After a few months of autochord entertainment you should have enough confidence or gall to touch the other keys. Now you are on your own in terms of rhythm and pitch! If it is too daunting I suggest to initially go for any of the novelty sounds your keyboard might have like laserbeam or orchestral stabs. The key to the other keys is to use a sound that is pleasing, personally I dig organ sounds. Remember that the names manufacturers put to the sounds are almost entirely arbitrary, let your ears judge how cool something is. Keep on dancing!

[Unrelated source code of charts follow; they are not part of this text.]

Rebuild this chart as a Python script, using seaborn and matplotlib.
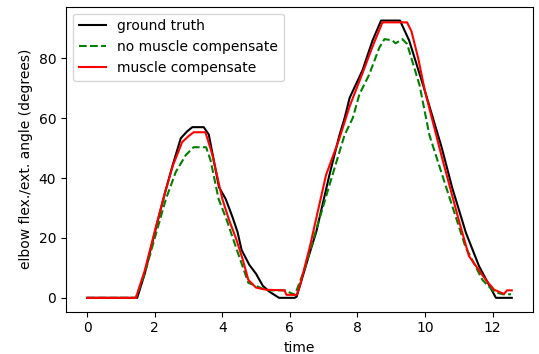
import matplotlib
matplotlib.use("Agg")
import matplotlib.pyplot as plt
import seaborn as sns
import pandas as pd

# ground truth
t_gt = [0, 1.48, 1.7, 2.04, 2.3, 2.53, 2.77, 2.95, 3.11, 3.45, 3.6, 3.9, 4.1, 4.3, 4.45,
        4.57, 4.8, 5.0, 5.2, 5.4, 5.68, 6.14, 6.2, 6.56, 6.78, 7.17, 7.46, 7.62, 7.77, 8.15,
        8.45, 8.70, 9.26, 9.53, 10.0, 10.5, 10.8, 11.21, 11.6, 12.1, 12.57]
y_gt = [0, 0, 8, 23.6, 35, 44.3, 53.3, 55.5, 57, 57, 54.5, 37, 33, 27, 22,
        16, 11, 8, 4, 2, 0, 0, 0.4, 14, 22, 41, 54, 60, 66.8, 76,
        86, 92.6, 92.6, 86, 69, 50, 37, 21.8, 10.6, 0, 0]

# no muscle compensate
t_nm = [0, 1.44, 1.7, 2.09, 2.33, 2.62, 2.92, 3.15, 3.52, 3.65, 3.89, 4.13, 4.4, 4.77,
        5.0, 5.3, 5.85, 6.15, 6.45, 6.76, 7.26, 7.62, 7.86, 8.06, 8.35, 8.65, 8.8, 9.03,
        9.13, 9.33, 9.47, 9.84, 10.13, 10.72, 11.2, 11.7, 12.05, 12.3, 12.55]
y_nm = [0, 0, 8, 23.6, 33, 42, 47.7, 50.3, 50.3, 46, 33, 26, 17, 5,
        4, 2.5, 2.5, 1, 10, 22, 41, 54.4, 60, 68, 74.6, 83.6, 86.4, 86,
        85, 86.4, 84.8, 71, 54.4, 33.7, 17, 6, 2, 1.2, 1.2]

# muscle compensate
t_mc = [0, 1.44, 1.7, 2.04, 2.3, 2.53, 2.81, 3.0, 3.15, 3.5, 3.7, 3.9, 4.0, 4.2, 4.4,
        4.6, 4.77, 5.0, 5.3, 5.84, 5.9, 6.2, 6.29, 6.59, 7.07, 7.46, 7.77, 8.15, 8.45,
        8.74, 9.47, 9.6, 9.8, 10.0, 10.5, 11.0, 11.3, 11.8, 12.05, 12.34,
        12.43, 12.57]
y_mc = [0, 0, 9, 24, 35, 44, 52, 54, 55.3, 55.3, 48, 38, 33, 26, 20,
        13, 6, 3.4, 2.7, 2.5, 1, 1, 3.8, 17, 41, 53, 64, 75, 84,
        92, 92, 89, 80, 69, 47, 26, 14, 6, 2.7, 1.3,
        2.5, 2.5]

labels = ["ground truth", "no muscle compensate", "muscle compensate"]

fig, ax = plt.subplots(figsize=(5.39, 3.54), dpi=100)
fig.subplots_adjust(left=66/539, right=533/539, top=1-6.7/354, bottom=1-311.7/354)

series = [(t_gt, y_gt, "black", "-"), (t_nm, y_nm, "green", "--"), (t_mc, y_mc, "red", "-")]
for (t, y, c, ls), lab in zip(series, labels):
    df = pd.DataFrame({"time": t, "angle": y})
    sns.lineplot(data=df, x="time", y="angle", ax=ax, color=c, linestyle=ls,
                 label=lab, estimator=None, linewidth=1.5)

ax.set_xlabel("time")
ax.set_ylabel("elbow flex./ext. angle (degrees)")
ax.set_xticks([0, 2, 4, 6, 8, 10, 12])
ax.set_yticks([0, 20, 40, 60, 80])
ax.legend(loc="upper left")
fig.savefig("out.png", dpi=100)
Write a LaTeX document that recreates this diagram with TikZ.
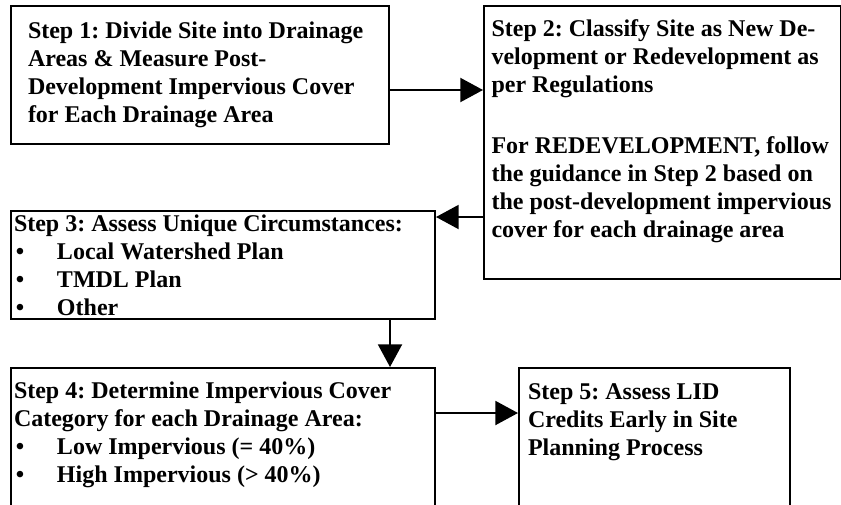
\documentclass[tikz,border=0pt]{standalone}
\usepackage{fontspec}
\setmainfont{Liberation Serif}
\usepackage{tikz}
\usetikzlibrary{arrows.meta}
\newcommand{\stepfont}{\fontsize{18pt}{21pt}\selectfont\bfseries\frenchspacing\hyphenpenalty 10000\relax}
\newcommand{\plainspaces}{\spaceskip 0pt\xspaceskip 0pt\relax}
\newcommand{\bulletline}[1]{\hspace*{1.5pt}\makebox[30.75pt][l]{\textbullet}#1}

\begin{document}
\begin{tikzpicture}[x=0.75pt,y=-0.75pt,
    stepbox/.style={draw,line width=1.5pt,anchor=north west,align=flush left,inner ysep=0pt,
      font=\stepfont,execute at begin node=\plainspaces},
    flow/.style={-{Triangle[length=17pt,width=18pt]},line width=1.5pt}]
  \path[use as bounding box,clip] (0,0) rectangle (841,504);
  % the five steps
  \node[stepbox,inner xsep=12.75pt,text width=258pt,text height=24pt,text depth=79.5pt] (s1) at (10,5)
    {Step 1: Divide Site into Drainage\\Areas \& Measure Post-\\Development Impervious Cover\\for Each Drainage Area};
  \node[stepbox,inner xsep=5.625pt,text width=256.5pt,text height=22.5pt,text depth=182.25pt] (s2) at (483,5)
    {Step 2: Classify Site as New De-\\velopment or Redevelopment as\\per Regulations\\[25pt]For REDEVELOPMENT, follow\\the guidance in Step 2 based on\\the post-development impervious\\cover for each drainage area};
  \node[stepbox,inner xsep=2.25pt,text width=313.5pt,text height=15pt,text depth=66pt] (s3) at (10,210)
    {Step 3: Assess Unique Circumstances:\\\bulletline{Local Watershed Plan}\\\bulletline{TMDL Plan}\\\bulletline{Other}};
  \node[stepbox,inner xsep=2.25pt,text width=313.5pt,text height=22.5pt,text depth=99.75pt] (s4) at (10,367)
    {Step 4: Determine Impervious Cover\\Category for each Drainage Area:\\\bulletline{Low Impervious (= 40\%)}\\\bulletline{High Impervious (> 40\%)}};
  \node[stepbox,inner xsep=6.75pt,text width=189.75pt,text height=23.25pt,text depth=98.25pt] (s5) at (518,367)
    {Step 5: Assess LID\\Credits Early in Site\\Planning Process};
  % connectors
  \draw[flow] (s1.east |- 0,90) -- (s2.west |- 0,90);
  \draw[flow] (s2.west |- 0,217) -- (s3.east |- 0,217);
  \draw[flow] (s3.south -| 390,0) -- (s4.north -| 390,0);
  \draw[flow] (s4.east |- 0,413) -- (s5.west |- 0,413);
\end{tikzpicture}
\end{document}
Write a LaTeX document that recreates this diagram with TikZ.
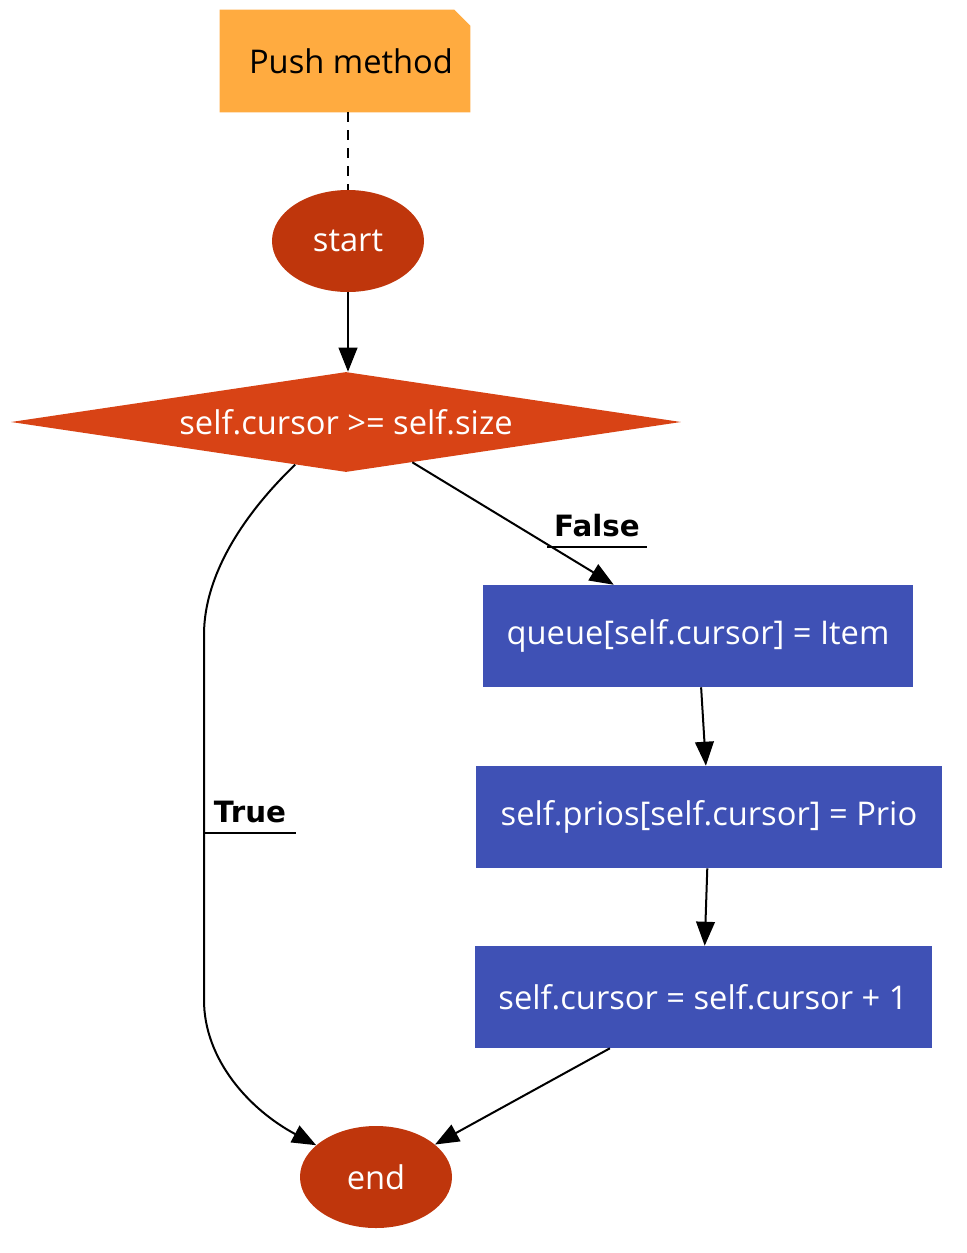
\documentclass[tikz,border=0pt]{standalone}
\usepackage{fontspec}
\setmainfont{Open Sans}
\newfontfamily\lblfont{DejaVu Sans}
\usetikzlibrary{arrows.meta,shapes.geometric,backgrounds}
\definecolor{notefill}{HTML}{FFAB40}
\definecolor{term}{HTML}{BF360C}
\definecolor{dec}{HTML}{D84315}
\definecolor{act}{HTML}{3F51B5}

\begin{document}
\begin{tikzpicture}[
  x=0.75pt,y=-0.75pt,
  font=\fontsize{24.5}{29}\selectfont,
  notebox/.style={rectangle, inner sep=0pt, minimum width=187.5pt, minimum height=76.5pt, text=black},
  termnode/.style={ellipse, fill=term, text=white, inner sep=0pt, minimum width=114pt, minimum height=76.5pt},
  decnode/.style={diamond, fill=dec, text=white, inner sep=0pt, aspect=6.7, minimum width=502.5pt, minimum height=75pt},
  actbox/.style={rectangle, fill=act, text=white, inner sep=0pt, minimum height=76.5pt},
  edgelbl/.style={font=\lblfont\bfseries\fontsize{22}{26}\selectfont, inner ysep=0pt, inner xsep=5pt, anchor=base},
  flowarr/.style={-{Triangle[length=18pt,width=14pt]}, line width=1.5pt},
]
\useasboundingbox (0,0) rectangle (967,1253);
% nodes
\node[notebox] (pm) at (345,61) {\hspace*{9pt}Push method};
\node[termnode] (st) at (348,241) {start};
\node[decnode] (cond) at (346,422) {self.cursor >= self.size};
\node[actbox,minimum width=322.5pt] (qset) at (698,636) {queue[self.cursor] = Item};
\node[actbox,minimum width=349.5pt] (pset) at (709,817) {self.prios[self.cursor] = Prio};
\node[actbox,minimum width=342.75pt] (cinc) at (703,997) {self.cursor = self.cursor + 1};
\node[termnode] (fin) at (376,1177) {end};
% folded note
\begin{scope}[on background layer]
\fill[notefill] (pm.south west) -- (pm.north west) -- ([xshift=-12pt]pm.north east) -- ([yshift=-12pt]pm.north east) -- (pm.south east) -- cycle;
\end{scope}
% edges
\draw[dashed,dash pattern=on 7.5pt off 6pt,line width=1.5pt] (pm.south -| st) -- (st);
\draw[flowarr] (st) -- (st |- cond.north);
\draw[flowarr] (cond) -- (qset);
\draw[flowarr] (qset) -- (pset);
\draw[flowarr] (pset) -- (cinc);
\draw[flowarr] (cinc) -- (fin);
\coordinate (tb1) at (204,635);
\coordinate (tb2) at (204,1000);
\draw[flowarr] (cond.220) .. controls (250,508) and (204,570) .. (tb1) -- (tb2) .. controls (204,1060) and (250,1110) .. (fin);
% labels
\node[edgelbl] (lf) at (597,536) {False};
\draw[line width=1.5pt] ([yshift=-8.5pt]lf.base west) -- ([yshift=-8.5pt]lf.base east);
\node[edgelbl,inner xsep=7pt] (lt) at (250,822) {True};
\draw[line width=1.5pt] ([yshift=-8.5pt]lt.base west) -- ([yshift=-8.5pt]lt.base east);
\end{tikzpicture}
\end{document}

And there you have it, you are now a bona fide electronic folk musician. If autochord proves too challenging don’t forget that wonderful button every home keyboard has - the Demo tune!
Advanced Electronic Folk Music:

The following are suggestions for those with more time, money or inclination to delve into their music making capabilites further. Though you might not go out and buy records of noise, experimental music and sound art they are as genres really accessable for the folk electronic musician that you are, (i.e. piss easy to fake) and way hell fun for you, though possibly way hell for those around you.

Fun with a soldering iron
- circuit bending. Circuit bending is what happens when you pull your electronic device apart and mess around with the insides finding where connections between different parts of the circuit alter the sound, all you need to know is how to solder. Look it up on the internet, there is a large community of circuit benders out there transforming old gizmos into amazing experimental music machines. No musical skill or electronic skill required.
- signal messing. Stick the output of your machine through things it wasn’t meant to go through, such as a simple LED can distort the signal, or route the signal through tape recorders set up with tape loops for delays, stick springs between two speakers, think electronic means, think mechanical means. Be safe though - never fiddle with anything that runs off mains power.

Fun with no money
Find a friendly musician, or better yet a friendly ex-musician and borrow equipment they aren’t using, maybe just a few guitar effects pedals. It is good for generally learning about what stuff does what and what you would like if you ever have some money. Play with someone else, ask friends around for drinks and silly noise making.

Fun with a bit of money
Use pawnbrokers, second hand music stores, internet auction sites to get some kinda cheap effects unit. Record - even if it is through the little condensor microphone on your baby sisters ghetto blaster. Most homes seem to have a home computer, even the most basic sound card lets you record. Record your stuff, convert it to MP3 and put it onto a free MP3 site for all the world to hear! Do what you do at home in front of other people, (this does cost a little bit of money, double A batteries for going on the road and a tram ticket, if you are lucky and play a real venue you might possibly even get a drinks rider which will instantly transform you into a rockstar).

Fun with stacks of money
Buy the equipment necessary for a good home studio, a sampler, a new computer, some effects - maybe an ADAT. And use all this expensive gear to record and manipulate the sounds made by your wee beastie. Record an album. Get it professionally mastered. Make lots of copies, distribute and promote. Become a rock god. Ten grand ought to be a start.

Conclusion
Perhaps you never did find that home keyboard under the stairs, perhaps instead you found an old guitar, a hurdy gurdy, a jaw harp or even a couple of old spoons. Maybe you found a good music teacher, maybe you have genuine ability and talent. Whatever your chosen sound producing device is (sounds produced from your own body will always be the cheapest and most immediate instrument!) tonight switch off the telly and play and play and play, for this will make you happy.